Per vederle all’opera in questo periodo dobbiamo scendere sul campo e ad un evento organizzato dal movimento della Sinistra di Fede per il trentesimo anniversario della morte del Professor Yeshayahu Leibowitz (1903-1994) alla cinemateca di Tel Aviv, incontriamo Malki Rotner, 38 anni appartenente alla comunità chassidica Belz della città di Ashdod. Pur avendo rinunciato a prendere la patente per non perdere l’affiliazione con il proprio gruppo, Rotner è uscita ampiamente dagli schemi, ha conseguito studi di storia e sociologia e si è occupata per anni dell’inserimento degli ultra-ortodossi nel mondo del lavoro e di combattere le violenze sessuali. In un’intervista dello scorso aprile per la piattaforma israeliana «Politically corret» ha definito il proprio attivismo come la creazione di un nuovo linguaggio che possa fungere da contenitore per il cambiamento che cerca di promuovere. A supporto dei valori che desidera promuovere Rotner, oratrice dall’autorevolezza armoniosa, chiama in causa le fonti bibliche e le norme di diritto ebraico, auspicando un avanzamento generale della condizione femminile che passi anche attraverso lo studio più approfondito della Torà e un maggiore coinvolgimento nel servizio divino che le vede ancora passive rispetto agli uomini. Tuttavia, proprio attraverso gli studi di genere, ha compreso che non si tratta solo di uguaglianza tra uomini e donne, bensì del fatto che intratteniamo relazioni con «gli altri» che ci circondano.

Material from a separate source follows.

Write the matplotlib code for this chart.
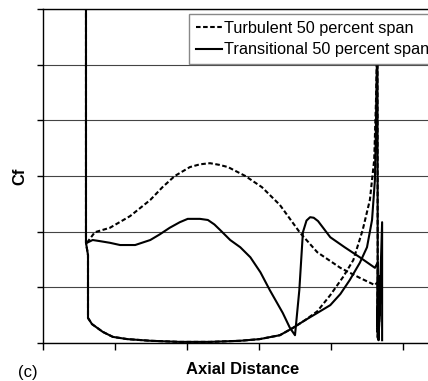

Si tratta secondo lei di un’interdipendenza positiva in quanto ha il potere di attenuare e moderare le relazioni di potere. Del resto lo stesso chassidismo Belz da cui proviene, trapiantatosi in Palestina dalla Galizia, è stato per decenni oppositore convinto dell’Israele laico e del discorso sionista religioso che, ponendo fortemente l’accento sugli elementi territoriali e temporali della redenzione, minacciano le popolazioni preesistenti. Anche il tikkun, la riparazione del mondo, è un concetto di origine chassidica e Rotner, ora più che mai, è indubbiamente mossa da una forte volontà di «riparare» la realtà che la porta ad adoperarsi instancabilmente per cercare di rendere Israele un posto migliore per tutti. Del resto, come dicono le Massime dei Padri (2,16), «non spetta a te terminare il lavoro, ma nemmeno sei libero di esonerartene».